The unspoken truth about bullying is this: odds are, you were not a completely innocent victim. Bullies tend to pick on those that stand out of the crowd for whatever reason. Sometimes it's through no fault of the victim's own, sure, like if one is bullied for a disfigurement that they had no control over. But often, it's due to behavioral reasons, like, oh, I dunno, the sperg that won't shut up about their favorite video game, for instance.
A smarter person will come to terms with their bullying, understand why it's happening, and change their behavior to act more appropriately. In the example above, it doesn't mean you have to give up what you like, it just means learning that not everyone is going to care as much about it as you do. In another case, it might mean learning not to act in a disruptive, obnoxious manner, or to stop behaving like a know-it-all. I know there are a lot of people out there who preach about non-conformity (albeit frequently in a Life of Brian-esque "we are all individuals!" way), but conformity is a good life skill to learn. Unless you have fuck-you money, you're going to have to learn how to get along with others, and conforming behavior to fit better with your peers will help dramatically.

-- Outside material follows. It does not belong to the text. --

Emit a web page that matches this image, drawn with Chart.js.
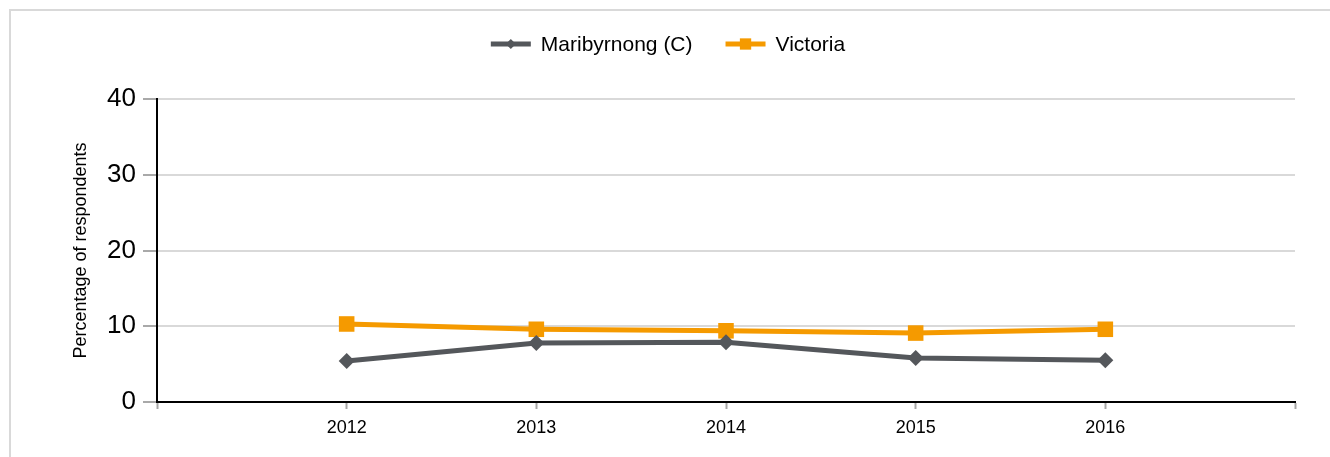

If you're someone like Bob, however, you take the wrong lesson to heart. They're not bullying you because you're acting like an asshole, no, they're just jealous of your superior intellect! Those knuckle-dragging Neanderthals want to drag you down to their level because they fear your mighty brainpower! Why should you change your ways when you're clearly in the right? Over time, these people become increasingly ostracized from the group as more people view them as not worth being a member, going from active bullying to passive shunning. I saw that happen to more than one person in my class growing up, with at least one of them getting in trouble for making an enemy list (which I can't remember if I was on or not, though I rarely interacted with them in the first place so I couldn't say for sure). And if you never learn why people became increasingly cold to you and carry that into adulthood, you become a bitter, violent misanthrope like good ol' Blobbo: still seething with anger and hatred at everyone around him, still blaming others for his problems, still refusing to learn.
The old adage holds true: "If you run into an asshole in the morning, you ran into an asshole. If you run into assholes all day, you're the asshole."